One of the snippets was this small shrine that I found while I was lost. It wasn't very noticeable, and it wasn't very big. I did not even know it was a shrine until a saw a small man slowly walk up to it. He was plainly dressed with a white shirt and black pants, and he carried with him a small dark brown briefcase. He walked up to the shrine and put the briefcase under his right arm. He donated a small coin or so into the offering pate; he clapped his hands, bowed, and walked away.

While this might seem nothing to you, I loved it. I devoured it. It was everything I wanted to see and more. I have never found so much humility and serenity in one small moment. I have never been religious, but I have always wanted to see religious moments like those. 

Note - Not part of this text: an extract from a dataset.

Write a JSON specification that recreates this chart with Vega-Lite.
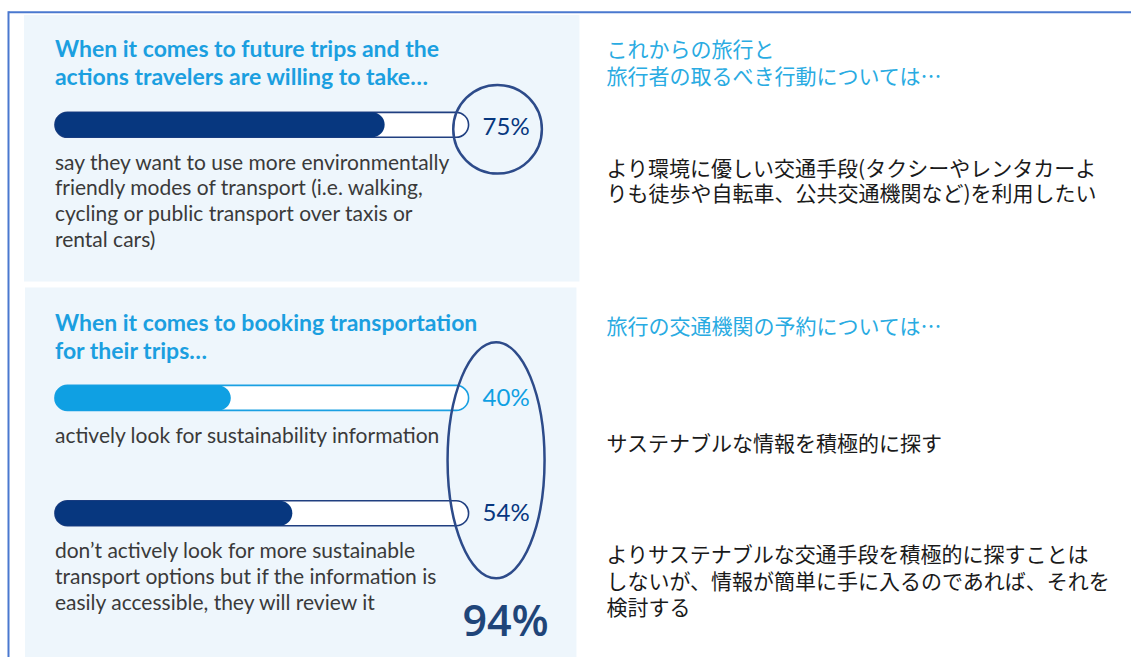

Life is so quick and so boring having a moment like that stops it all and lets the world zoom in on that single instant. Have you ever taken time out of your day and thanked something, ANYTHING, for what you got? I have always seemed to show my thanks around Thanksgiving, but not every day. Yes I might not have a deity in my life, but man I still respect those that do just because they show their thanks for what they have.



Another moment was when I went to the concert for Ego Wrappin'. While I think I was the ONLY white person there, I wasn't treated as such. Everyone that sat around me was super friendly, and even at the end of the concert, people were slapping me fives. By the way Ego Wrappin' live is fantastic! I highly recommend seeing them live. They demonstrate all the energy and life of Japan, and they play amazingly.

I am going to go again in September. Even though I haven't said much, I feel like I have finally FINALLY got some wind on this trip. I am finally inspired, and I don't feel like this is a waste.

As for the veganism, throughout the trip I remained true to my beliefs  For breakfast and for dinner on saturday I had a bag of nuts, and for lunch as well as breakfast on sunday I had a daikon radish onigri. It was quite hot throughout the trip so I lost my appetite a lot. 

the next two weeks I'll be a bit silent because I am planning my trip to Cambodia. I leave July 27th and come back August 4th.